The question as to whether or not Pat White will be a quarterback at the next level can wait until tomorrow. White put to bed the question as to whether or not he's one of the best college quarterbacks of his generation. The argument as to whether he's the best quarterback to ever strap on pads for West Virginia might continue, though it shouldn't.
Major Harris and Marc Bulger were talented, and exciting leaders for their respective teams, but neither player had game plans geared for them the way White did in his career in Morgantown.
It started the first year he stepped on campus. White's freshman season saw him share time with Adam Bednarik, but when the season was over, it was apparent Rich Rodriguez had a special player on his hands, teaming with now-NFL running back Steve Slaton, the duo forged a frightening rushing attack, with Slaton running for 1,128 yards and 17 touchdowns, and White close behind with 952 yards and seven touchdowns. He also threw for 852 yards and eight touchdowns, while completing 57 percent of his passes.
In 2006, Slaton and White were damn near unstoppable. Slaton rushed for over 1,700 yards and 16 touchdowns, while White announced his presence as a marquee player, running for 1,219 yards and an astounding 18 touchdowns. His 65 percent completion percentage, 1,655 yards and 13 touchdown passes served notice that Pat was not a one-dimensional threat.
2007 saw White take the team over as his own. With the departure of Slaton, and replacement back Noel Devine still finding his rhythm, White lead the team in rushing with over 1,300 yards and 14 touchdowns. White posted a career high in passing yardage with over 1,700 yards while completing 66 percent of his passes, and a touchdown to interception ration of 14-4.

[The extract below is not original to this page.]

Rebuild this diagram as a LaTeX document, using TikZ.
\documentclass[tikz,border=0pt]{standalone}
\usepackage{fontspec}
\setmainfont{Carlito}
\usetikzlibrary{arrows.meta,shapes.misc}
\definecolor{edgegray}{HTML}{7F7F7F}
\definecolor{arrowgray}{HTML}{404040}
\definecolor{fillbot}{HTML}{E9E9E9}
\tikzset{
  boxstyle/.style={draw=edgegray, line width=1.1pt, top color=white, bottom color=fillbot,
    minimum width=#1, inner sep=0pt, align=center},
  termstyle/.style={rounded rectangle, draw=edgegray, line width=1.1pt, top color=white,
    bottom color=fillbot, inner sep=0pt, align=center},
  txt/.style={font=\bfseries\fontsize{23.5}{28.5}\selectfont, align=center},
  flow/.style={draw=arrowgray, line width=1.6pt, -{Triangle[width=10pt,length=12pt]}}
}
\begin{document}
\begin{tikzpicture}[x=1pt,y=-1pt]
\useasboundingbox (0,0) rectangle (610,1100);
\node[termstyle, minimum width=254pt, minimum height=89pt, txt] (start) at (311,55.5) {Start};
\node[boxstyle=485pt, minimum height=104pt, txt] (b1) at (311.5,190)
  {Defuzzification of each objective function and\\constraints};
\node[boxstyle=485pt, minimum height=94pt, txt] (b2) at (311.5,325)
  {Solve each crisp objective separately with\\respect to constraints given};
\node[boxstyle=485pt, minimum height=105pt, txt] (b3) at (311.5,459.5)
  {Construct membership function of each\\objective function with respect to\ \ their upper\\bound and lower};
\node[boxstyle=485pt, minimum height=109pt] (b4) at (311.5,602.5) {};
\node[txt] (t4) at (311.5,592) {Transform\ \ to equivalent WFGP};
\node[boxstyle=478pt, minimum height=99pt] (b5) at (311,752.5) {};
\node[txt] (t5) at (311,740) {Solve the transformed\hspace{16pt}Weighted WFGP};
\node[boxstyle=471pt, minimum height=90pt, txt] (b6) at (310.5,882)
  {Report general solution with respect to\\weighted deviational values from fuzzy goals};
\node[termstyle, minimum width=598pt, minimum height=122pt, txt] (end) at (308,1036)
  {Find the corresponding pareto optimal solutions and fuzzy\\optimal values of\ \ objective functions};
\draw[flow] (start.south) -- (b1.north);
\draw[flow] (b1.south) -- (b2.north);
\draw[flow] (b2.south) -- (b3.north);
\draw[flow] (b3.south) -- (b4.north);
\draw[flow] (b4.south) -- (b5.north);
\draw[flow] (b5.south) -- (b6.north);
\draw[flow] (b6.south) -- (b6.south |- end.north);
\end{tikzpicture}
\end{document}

This season, his final collegiate season, White saw his team struggle mightily at times. With head coach Rich Rodriguez leaving before the team's bowl a season ago, Bill Stewart was anointed as the man to lead the team to the next level. Their bowl victory over Oklahoma in 2007 lead to mistakenly high expectations for the season and back to back losses to East Carolina and Colorado essentially ended any chance at a National Title shot.

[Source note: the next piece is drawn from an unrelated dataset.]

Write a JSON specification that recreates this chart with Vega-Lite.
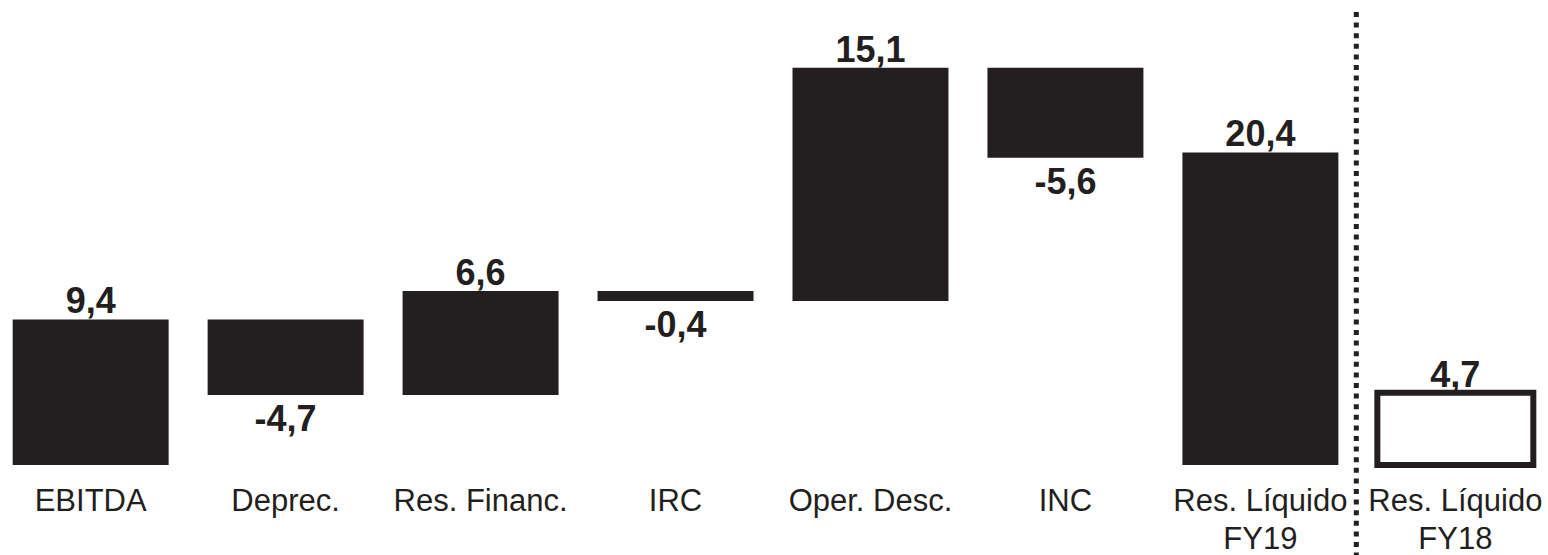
{
  "$schema": "https://vega.github.io/schema/vega-lite/v6.json",
  "width": 1546,
  "height": 465,
  "autosize": "none",
  "padding": {"left": 0, "top": 0, "right": 2, "bottom": 90},
  "background": "white",
  "config": {"view": {"stroke": null}, "font": "Liberation Sans"},
  "data": {
    "values": [
      {"cat": "EBITDA", "start": 0, "end": 9.45, "label": "9,4", "sign": "pos", "kind": "solid"},
      {"cat": "Deprec.", "start": 9.45, "end": 4.55, "label": "-4,7", "sign": "neg", "kind": "solid"},
      {"cat": "Res. Financ.", "start": 4.55, "end": 11.3, "label": "6,6", "sign": "pos", "kind": "solid"},
      {"cat": "IRC", "start": 11.3, "end": 10.65, "label": "-0,4", "sign": "neg", "kind": "solid"},
      {"cat": "Oper. Desc.", "start": 10.65, "end": 25.8, "label": "15,1", "sign": "pos", "kind": "solid"},
      {"cat": "INC", "start": 25.8, "end": 19.95, "label": "-5,6", "sign": "neg", "kind": "solid"},
      {"cat": "Res. Líquido\nFY19", "start": 0, "end": 20.3, "label": "20,4", "sign": "pos", "kind": "solid"},
      {"cat": "Res. Líquido\nFY18", "start": 0, "end": 4.7, "label": "4,7", "sign": "pos", "kind": "outline"}
    ]
  },
  "encoding": {
    "x": {
      "field": "cat",
      "type": "nominal",
      "sort": null,
      "scale": {"paddingInner": 0.2, "paddingOuter": 0.065},
      "axis": {
        "title": null,
        "domain": false,
        "ticks": false,
        "grid": false,
        "labelAngle": 0,
        "labelFont": "Liberation Sans",
        "labelFontSize": 31,
        "labelColor": "#231f20",
        "labelBaseline": "alphabetic",
        "labelPadding": 45,
        "labelLineHeight": 38,
        "labelOverlap": false,
        "labelBound": false,
        "labelFlush": false,
        "labelLimit": 400,
        "labelExpr": "split(datum.label, '\\n')"
      }
    }
  },
  "layer": [
    {
      "mark": {"type": "bar"},
      "encoding": {
        "y": {"field": "start", "type": "quantitative", "scale": {"domain": [0, 30.2], "nice": false}, "axis": null},
        "y2": {"field": "end"},
        "fill": {"field": "kind", "type": "nominal", "scale": {"domain": ["solid", "outline"], "range": ["#231f20", "#ffffff"]}, "legend": null},
        "stroke": {"value": "#231f20"},
        "strokeWidth": {"condition": {"test": "datum.kind === 'outline'", "value": 6}, "value": 0}
      }
    },
    {
      "transform": [{"filter": "datum.sign === 'pos'"}],
      "mark": {"type": "text", "baseline": "alphabetic", "dy": -6, "fontSize": 36, "fontWeight": "bold", "color": "#231f20", "font": "Liberation Sans"},
      "encoding": {
        "y": {"field": "end", "type": "quantitative"},
        "text": {"field": "label"}
      }
    },
    {
      "transform": [{"filter": "datum.sign === 'neg'"}],
      "mark": {"type": "text", "baseline": "alphabetic", "dy": 36, "fontSize": 36, "fontWeight": "bold", "color": "#231f20", "font": "Liberation Sans"},
      "encoding": {
        "y": {"field": "end", "type": "quantitative"},
        "text": {"field": "label"}
      }
    },
    {
      "data": {"values": [{"divider": "Res. Líquido\nFY18"}]},
      "mark": {"type": "rule", "color": "#231f20", "strokeWidth": 5, "strokeDash": [5, 5.6], "strokeCap": "butt"},
      "encoding": {
        "x": {"field": "divider", "type": "nominal", "bandPosition": -0.135},
        "y": {"value": 12},
        "y2": {"value": 555}
      }
    }
  ]
}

White's performance in both losses were similar to his entire career, yet some began to wonder if the quarterback was as good as his hype. Losses to Cincinatti and Pittsburgh late in the season, as the offense struggled did little to disprove his critics.
But then came the upset win over South Florida, and finally the best performance of his career. Against North Carolina in his final game, White threw for a career-high 334 yards, along with three touchdowns and just one interception. He finished the season with a career-high 21 TD passes.
Individual stats don't tell the whole story for White, as he went to, and won, four bowls in his four seasons as a Mountaineer quarterback. That feat has never been accomplished in the History of the school. He's the career NCAA rushing leader for quarterbacks, a feat that is even more astounding when you consider that the game's first half century saw offenses that were predicated on running the ball almost constantly.
As I said, the debate over whether White is the best to ever play for West Virginia might continue, but it shouldn't.